• EXERCISE DETAILS: Any pictures in the records below must be left out when you repeat the lines from the line containing "What matplotlib code" through the line containing "ax.plot(voltage, bop, color='black', lw=1.0)" exactly.

• GIVEN RECORDS:
════════════════════

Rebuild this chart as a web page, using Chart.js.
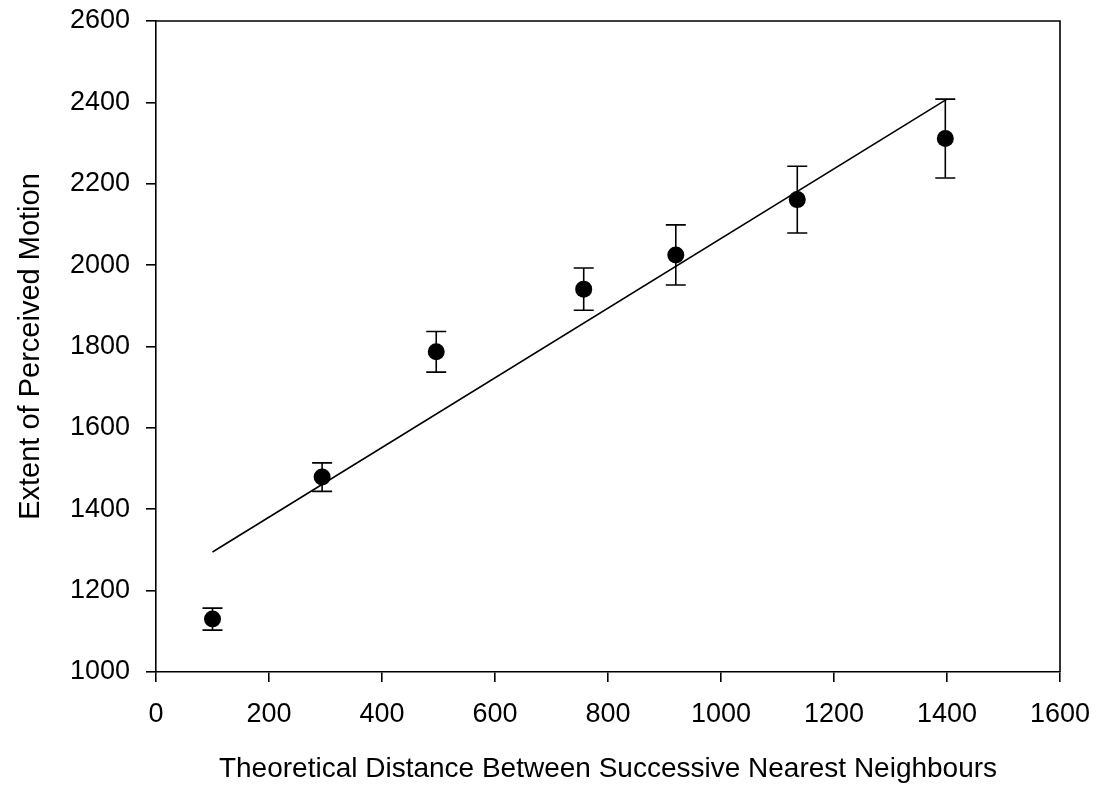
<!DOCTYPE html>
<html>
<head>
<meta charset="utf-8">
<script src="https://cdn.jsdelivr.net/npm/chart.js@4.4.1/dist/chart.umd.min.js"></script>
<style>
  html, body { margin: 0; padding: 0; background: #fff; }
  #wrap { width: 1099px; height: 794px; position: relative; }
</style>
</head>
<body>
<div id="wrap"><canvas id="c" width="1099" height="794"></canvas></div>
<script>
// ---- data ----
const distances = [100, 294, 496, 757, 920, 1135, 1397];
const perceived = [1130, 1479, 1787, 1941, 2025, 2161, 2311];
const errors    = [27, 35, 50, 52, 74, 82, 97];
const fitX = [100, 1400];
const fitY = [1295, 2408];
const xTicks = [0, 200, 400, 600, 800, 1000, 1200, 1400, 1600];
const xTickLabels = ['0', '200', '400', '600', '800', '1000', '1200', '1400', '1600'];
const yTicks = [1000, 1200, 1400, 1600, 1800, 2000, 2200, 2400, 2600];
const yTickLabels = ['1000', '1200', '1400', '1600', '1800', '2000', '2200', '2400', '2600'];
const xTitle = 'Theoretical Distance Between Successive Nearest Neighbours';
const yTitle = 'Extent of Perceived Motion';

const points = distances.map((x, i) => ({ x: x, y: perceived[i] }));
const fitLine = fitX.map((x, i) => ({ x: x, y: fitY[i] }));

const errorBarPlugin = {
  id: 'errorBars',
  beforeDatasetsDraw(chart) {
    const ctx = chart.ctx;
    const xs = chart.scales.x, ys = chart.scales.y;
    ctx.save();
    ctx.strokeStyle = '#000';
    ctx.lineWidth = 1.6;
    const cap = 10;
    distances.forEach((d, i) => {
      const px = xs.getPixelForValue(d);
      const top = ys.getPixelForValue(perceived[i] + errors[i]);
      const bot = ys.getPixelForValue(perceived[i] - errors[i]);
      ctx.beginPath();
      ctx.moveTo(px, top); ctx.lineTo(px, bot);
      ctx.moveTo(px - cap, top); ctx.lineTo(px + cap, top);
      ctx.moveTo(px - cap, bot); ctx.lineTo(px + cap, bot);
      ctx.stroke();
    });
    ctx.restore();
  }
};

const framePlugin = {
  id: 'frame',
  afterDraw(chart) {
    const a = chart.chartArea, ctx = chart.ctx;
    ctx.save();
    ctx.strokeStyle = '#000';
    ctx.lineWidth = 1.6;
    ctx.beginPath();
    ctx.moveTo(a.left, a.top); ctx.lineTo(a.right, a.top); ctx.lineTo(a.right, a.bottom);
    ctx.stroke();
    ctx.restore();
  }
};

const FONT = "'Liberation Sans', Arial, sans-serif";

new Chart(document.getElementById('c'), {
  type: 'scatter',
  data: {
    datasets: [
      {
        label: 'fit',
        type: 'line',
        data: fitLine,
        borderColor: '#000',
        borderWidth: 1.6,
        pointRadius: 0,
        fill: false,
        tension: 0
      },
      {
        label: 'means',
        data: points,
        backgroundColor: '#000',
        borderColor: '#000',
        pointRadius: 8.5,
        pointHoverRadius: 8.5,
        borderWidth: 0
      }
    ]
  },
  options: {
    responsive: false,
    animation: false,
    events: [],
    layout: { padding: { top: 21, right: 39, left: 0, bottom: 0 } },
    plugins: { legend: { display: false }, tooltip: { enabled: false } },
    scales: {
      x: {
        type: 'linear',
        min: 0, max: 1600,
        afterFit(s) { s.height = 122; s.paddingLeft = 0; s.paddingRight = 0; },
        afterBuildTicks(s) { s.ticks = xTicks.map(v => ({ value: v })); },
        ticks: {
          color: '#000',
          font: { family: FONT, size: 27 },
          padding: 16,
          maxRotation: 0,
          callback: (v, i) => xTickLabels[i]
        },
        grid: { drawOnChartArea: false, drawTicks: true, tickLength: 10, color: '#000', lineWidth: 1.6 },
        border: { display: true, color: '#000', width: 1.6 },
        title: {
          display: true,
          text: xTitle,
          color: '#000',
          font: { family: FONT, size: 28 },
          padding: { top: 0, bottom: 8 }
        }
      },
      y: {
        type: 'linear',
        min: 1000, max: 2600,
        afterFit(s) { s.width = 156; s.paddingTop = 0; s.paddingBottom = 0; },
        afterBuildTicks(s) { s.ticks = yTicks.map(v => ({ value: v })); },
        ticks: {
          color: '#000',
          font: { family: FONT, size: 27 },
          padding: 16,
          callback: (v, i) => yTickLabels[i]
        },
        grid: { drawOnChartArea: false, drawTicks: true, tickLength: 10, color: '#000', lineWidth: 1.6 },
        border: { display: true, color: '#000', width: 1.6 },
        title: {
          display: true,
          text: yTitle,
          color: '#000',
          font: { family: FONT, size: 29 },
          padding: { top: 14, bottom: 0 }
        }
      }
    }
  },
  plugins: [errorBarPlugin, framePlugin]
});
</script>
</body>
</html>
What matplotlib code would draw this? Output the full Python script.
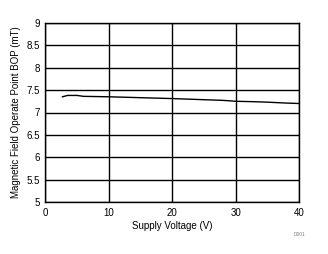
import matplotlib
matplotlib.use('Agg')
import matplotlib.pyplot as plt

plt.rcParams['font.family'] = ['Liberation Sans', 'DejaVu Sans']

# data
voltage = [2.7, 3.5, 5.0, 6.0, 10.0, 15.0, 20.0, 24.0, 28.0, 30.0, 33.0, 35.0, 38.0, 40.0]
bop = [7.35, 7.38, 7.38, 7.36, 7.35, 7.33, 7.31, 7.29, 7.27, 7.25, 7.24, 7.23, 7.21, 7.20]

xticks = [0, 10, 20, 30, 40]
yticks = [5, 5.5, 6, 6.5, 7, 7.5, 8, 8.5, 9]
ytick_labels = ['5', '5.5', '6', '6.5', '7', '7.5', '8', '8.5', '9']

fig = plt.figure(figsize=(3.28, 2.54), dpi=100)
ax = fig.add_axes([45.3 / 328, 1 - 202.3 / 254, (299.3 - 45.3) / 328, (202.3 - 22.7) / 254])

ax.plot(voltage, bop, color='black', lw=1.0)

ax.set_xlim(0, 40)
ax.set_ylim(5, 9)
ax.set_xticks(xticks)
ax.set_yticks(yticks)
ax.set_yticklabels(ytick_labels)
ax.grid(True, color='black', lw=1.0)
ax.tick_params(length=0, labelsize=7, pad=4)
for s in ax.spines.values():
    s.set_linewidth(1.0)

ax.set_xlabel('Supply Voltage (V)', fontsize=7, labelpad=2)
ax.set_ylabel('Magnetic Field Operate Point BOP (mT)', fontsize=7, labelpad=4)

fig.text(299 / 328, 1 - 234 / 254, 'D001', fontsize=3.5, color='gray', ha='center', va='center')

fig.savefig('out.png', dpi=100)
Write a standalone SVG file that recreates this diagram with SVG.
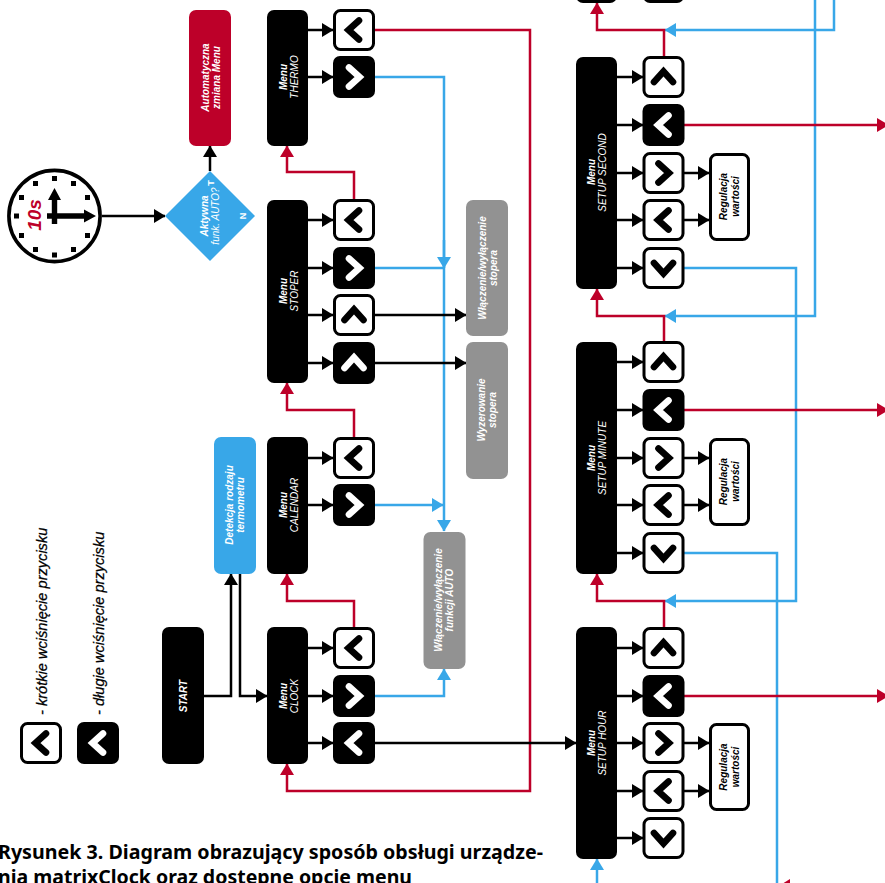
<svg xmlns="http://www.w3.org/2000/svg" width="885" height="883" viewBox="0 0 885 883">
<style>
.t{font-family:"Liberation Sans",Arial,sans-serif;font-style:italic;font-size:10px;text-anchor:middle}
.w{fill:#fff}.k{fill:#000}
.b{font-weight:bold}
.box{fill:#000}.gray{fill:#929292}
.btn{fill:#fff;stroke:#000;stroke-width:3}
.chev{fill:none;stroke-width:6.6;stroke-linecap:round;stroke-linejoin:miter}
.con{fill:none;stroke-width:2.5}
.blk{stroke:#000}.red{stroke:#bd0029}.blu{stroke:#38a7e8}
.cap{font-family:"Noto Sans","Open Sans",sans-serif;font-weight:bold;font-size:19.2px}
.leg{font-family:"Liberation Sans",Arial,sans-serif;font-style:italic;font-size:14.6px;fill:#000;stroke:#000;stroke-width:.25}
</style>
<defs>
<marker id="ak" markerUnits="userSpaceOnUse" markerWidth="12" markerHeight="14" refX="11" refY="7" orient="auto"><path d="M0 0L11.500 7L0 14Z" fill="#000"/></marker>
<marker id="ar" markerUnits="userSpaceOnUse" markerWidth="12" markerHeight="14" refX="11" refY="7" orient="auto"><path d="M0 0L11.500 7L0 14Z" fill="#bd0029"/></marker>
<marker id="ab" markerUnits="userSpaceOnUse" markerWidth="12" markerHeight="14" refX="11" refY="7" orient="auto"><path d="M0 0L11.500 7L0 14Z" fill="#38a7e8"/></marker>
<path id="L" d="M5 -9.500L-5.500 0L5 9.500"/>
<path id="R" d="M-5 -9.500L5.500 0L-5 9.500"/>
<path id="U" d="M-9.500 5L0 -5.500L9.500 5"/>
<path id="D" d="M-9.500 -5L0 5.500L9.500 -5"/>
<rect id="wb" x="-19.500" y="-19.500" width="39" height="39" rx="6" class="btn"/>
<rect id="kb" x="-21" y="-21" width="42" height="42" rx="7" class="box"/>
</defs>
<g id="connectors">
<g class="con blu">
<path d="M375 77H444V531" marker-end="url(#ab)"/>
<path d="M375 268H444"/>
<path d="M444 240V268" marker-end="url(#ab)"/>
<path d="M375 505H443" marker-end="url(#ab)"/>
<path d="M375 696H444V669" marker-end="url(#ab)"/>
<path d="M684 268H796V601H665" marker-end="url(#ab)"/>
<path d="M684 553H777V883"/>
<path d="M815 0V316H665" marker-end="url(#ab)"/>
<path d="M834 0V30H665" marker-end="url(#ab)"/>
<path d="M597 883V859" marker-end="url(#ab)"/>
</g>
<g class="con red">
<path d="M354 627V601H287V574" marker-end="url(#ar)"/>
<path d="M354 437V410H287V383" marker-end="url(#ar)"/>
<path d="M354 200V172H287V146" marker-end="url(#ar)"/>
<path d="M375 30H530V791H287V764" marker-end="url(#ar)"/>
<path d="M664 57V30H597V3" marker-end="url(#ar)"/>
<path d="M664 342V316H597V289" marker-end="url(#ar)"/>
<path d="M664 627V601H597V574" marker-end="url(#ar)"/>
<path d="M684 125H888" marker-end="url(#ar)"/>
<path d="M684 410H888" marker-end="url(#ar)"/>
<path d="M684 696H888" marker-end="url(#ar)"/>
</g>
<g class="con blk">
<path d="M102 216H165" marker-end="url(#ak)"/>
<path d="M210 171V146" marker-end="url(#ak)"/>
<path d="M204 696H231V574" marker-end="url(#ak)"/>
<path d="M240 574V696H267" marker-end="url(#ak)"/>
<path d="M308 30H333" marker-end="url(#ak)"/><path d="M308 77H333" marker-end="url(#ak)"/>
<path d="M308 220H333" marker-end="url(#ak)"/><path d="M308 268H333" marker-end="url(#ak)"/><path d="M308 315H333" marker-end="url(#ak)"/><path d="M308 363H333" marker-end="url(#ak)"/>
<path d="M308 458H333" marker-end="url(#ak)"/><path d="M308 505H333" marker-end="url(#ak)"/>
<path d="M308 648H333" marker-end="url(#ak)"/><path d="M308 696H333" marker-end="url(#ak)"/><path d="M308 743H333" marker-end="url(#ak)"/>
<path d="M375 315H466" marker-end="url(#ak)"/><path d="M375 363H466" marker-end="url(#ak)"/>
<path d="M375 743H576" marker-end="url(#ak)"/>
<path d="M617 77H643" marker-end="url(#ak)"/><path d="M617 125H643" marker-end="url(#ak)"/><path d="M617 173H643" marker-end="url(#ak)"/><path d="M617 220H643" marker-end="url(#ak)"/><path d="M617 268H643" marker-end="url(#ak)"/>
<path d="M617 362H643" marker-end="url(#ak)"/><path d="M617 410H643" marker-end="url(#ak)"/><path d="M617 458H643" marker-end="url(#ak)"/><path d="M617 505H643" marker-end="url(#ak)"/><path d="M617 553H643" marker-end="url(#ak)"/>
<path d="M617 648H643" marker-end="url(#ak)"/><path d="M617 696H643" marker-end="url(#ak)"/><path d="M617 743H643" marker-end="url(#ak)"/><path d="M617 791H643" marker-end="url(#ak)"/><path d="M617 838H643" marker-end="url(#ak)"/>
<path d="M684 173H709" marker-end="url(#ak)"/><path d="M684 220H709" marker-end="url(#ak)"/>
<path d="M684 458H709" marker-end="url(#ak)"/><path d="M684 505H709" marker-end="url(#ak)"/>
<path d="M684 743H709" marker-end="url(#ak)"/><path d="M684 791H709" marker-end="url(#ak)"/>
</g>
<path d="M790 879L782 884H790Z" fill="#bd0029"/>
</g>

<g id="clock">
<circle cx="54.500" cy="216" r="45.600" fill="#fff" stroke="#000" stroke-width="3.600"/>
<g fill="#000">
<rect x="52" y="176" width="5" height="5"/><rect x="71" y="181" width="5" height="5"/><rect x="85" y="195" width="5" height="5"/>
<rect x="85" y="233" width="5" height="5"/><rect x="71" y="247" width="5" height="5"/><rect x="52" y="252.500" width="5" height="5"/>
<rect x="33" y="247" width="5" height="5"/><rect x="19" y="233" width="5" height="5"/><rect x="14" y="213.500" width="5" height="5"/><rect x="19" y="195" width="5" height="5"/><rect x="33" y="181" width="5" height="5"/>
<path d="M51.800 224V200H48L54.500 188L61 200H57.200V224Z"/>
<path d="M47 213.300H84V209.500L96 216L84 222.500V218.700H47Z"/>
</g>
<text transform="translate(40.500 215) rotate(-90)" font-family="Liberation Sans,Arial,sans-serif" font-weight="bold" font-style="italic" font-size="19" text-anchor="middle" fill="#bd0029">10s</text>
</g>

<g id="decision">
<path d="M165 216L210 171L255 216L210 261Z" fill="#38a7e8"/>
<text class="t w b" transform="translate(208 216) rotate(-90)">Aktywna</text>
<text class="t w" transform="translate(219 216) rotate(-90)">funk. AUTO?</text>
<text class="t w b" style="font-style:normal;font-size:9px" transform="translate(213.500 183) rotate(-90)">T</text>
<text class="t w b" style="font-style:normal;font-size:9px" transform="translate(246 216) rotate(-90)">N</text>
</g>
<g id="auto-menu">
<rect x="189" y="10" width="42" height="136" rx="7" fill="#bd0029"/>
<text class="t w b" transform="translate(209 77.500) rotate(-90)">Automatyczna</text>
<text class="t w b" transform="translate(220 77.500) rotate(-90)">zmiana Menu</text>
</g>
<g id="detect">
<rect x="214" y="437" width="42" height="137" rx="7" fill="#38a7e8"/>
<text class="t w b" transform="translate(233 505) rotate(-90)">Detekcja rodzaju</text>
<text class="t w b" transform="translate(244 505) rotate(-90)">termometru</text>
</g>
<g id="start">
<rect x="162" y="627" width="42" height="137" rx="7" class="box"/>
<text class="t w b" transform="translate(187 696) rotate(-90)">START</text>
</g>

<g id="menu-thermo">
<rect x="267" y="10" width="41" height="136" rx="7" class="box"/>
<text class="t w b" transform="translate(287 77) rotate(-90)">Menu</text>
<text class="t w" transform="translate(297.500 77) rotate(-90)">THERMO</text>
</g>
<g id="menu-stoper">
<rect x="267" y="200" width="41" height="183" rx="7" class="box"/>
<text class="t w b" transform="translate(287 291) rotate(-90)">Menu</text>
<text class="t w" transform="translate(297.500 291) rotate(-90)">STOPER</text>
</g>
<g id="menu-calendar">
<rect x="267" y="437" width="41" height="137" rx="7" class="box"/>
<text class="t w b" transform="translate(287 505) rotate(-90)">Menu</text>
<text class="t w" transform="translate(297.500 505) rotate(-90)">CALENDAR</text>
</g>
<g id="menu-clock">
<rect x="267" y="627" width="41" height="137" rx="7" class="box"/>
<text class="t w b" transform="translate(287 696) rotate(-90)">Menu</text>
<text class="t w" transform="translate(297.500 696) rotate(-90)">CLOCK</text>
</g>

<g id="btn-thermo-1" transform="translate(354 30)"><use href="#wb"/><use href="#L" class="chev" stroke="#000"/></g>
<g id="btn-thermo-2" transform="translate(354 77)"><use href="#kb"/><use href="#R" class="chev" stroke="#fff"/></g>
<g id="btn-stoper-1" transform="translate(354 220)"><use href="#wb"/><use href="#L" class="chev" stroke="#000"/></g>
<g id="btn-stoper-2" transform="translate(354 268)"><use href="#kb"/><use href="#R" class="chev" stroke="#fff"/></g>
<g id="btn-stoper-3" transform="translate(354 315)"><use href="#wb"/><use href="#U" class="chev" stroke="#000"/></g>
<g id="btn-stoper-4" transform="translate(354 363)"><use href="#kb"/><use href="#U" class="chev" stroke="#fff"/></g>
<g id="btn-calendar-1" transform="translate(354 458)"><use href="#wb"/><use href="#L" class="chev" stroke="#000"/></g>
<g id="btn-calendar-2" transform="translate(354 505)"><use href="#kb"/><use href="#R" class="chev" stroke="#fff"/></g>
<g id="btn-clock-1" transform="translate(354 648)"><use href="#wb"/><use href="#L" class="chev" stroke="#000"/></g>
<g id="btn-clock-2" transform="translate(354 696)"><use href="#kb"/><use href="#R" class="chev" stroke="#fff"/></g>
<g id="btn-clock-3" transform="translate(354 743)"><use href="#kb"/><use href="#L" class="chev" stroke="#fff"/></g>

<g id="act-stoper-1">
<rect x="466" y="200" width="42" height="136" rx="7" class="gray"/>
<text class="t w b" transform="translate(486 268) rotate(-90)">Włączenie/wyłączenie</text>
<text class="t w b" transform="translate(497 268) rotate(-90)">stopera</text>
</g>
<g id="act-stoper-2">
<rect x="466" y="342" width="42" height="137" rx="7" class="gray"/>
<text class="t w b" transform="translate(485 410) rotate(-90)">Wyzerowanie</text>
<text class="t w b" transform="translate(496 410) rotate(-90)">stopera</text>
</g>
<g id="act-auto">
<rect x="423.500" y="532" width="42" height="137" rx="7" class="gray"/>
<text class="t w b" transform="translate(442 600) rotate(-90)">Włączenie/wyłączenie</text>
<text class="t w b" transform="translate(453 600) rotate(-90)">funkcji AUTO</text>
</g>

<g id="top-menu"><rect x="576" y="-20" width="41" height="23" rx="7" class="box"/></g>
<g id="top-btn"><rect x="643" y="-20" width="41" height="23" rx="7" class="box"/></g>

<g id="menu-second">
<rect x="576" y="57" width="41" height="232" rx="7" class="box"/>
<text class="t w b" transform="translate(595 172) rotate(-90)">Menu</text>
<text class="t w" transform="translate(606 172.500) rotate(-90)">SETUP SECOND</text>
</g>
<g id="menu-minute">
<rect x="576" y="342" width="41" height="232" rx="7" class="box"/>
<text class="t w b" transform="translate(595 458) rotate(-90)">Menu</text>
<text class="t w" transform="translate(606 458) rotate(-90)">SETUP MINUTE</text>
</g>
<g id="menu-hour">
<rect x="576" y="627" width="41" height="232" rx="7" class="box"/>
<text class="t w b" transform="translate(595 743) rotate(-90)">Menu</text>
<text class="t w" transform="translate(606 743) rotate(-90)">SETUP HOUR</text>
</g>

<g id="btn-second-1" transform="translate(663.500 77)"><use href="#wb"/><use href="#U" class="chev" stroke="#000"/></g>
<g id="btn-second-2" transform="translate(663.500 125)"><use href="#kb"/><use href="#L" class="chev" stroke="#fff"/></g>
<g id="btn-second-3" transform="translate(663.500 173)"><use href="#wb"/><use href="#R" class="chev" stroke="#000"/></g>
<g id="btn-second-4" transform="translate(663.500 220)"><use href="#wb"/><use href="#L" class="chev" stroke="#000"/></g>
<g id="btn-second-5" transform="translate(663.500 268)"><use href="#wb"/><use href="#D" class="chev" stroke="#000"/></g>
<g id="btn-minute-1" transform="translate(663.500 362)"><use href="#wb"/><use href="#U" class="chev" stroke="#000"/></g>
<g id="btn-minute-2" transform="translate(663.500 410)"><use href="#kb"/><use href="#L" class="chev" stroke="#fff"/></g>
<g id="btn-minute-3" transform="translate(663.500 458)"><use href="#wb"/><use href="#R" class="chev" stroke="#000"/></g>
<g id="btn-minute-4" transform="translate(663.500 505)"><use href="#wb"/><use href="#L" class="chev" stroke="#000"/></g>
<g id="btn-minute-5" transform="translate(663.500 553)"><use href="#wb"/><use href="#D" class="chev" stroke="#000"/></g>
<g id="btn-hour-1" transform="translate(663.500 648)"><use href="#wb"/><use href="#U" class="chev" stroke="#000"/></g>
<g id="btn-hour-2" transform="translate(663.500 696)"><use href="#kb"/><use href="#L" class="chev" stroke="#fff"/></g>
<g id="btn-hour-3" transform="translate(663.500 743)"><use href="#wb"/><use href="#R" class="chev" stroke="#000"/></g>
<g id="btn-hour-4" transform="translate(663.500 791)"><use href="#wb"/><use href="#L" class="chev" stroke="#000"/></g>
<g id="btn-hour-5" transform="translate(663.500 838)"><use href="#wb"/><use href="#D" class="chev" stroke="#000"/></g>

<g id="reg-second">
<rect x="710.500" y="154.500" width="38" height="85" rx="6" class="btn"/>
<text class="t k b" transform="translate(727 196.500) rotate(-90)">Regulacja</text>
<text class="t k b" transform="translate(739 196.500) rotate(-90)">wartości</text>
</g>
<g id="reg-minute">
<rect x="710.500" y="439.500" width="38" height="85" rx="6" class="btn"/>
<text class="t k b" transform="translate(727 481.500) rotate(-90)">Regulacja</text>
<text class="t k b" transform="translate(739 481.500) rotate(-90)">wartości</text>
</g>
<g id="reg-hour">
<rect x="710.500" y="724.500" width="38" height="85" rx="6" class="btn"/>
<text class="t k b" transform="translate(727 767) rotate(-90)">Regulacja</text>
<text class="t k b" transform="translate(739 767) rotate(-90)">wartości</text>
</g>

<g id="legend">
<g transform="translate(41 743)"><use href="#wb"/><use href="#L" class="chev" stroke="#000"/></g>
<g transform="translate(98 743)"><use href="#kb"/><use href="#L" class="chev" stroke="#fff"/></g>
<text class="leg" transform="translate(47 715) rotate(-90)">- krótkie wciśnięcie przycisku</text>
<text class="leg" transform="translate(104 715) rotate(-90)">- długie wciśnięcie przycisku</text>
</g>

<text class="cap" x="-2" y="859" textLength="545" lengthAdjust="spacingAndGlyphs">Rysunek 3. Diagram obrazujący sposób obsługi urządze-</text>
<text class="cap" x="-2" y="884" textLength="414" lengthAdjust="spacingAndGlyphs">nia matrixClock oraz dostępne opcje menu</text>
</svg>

════════════════════

• SOLVED EXERCISE:
What matplotlib code would draw this? Output the full Python script.
import matplotlib
matplotlib.use('Agg')
import matplotlib.pyplot as plt

plt.rcParams['font.family'] = ['Liberation Sans', 'DejaVu Sans']

# data
voltage = [2.7, 3.5, 5.0, 6.0, 10.0, 15.0, 20.0, 24.0, 28.0, 30.0, 33.0, 35.0, 38.0, 40.0]
bop = [7.35, 7.38, 7.38, 7.36, 7.35, 7.33, 7.31, 7.29, 7.27, 7.25, 7.24, 7.23, 7.21, 7.20]

xticks = [0, 10, 20, 30, 40]
yticks = [5, 5.5, 6, 6.5, 7, 7.5, 8, 8.5, 9]
ytick_labels = ['5', '5.5', '6', '6.5', '7', '7.5', '8', '8.5', '9']

fig = plt.figure(figsize=(3.28, 2.54), dpi=100)
ax = fig.add_axes([45.3 / 328, 1 - 202.3 / 254, (299.3 - 45.3) / 328, (202.3 - 22.7) / 254])

ax.plot(voltage, bop, color='black', lw=1.0)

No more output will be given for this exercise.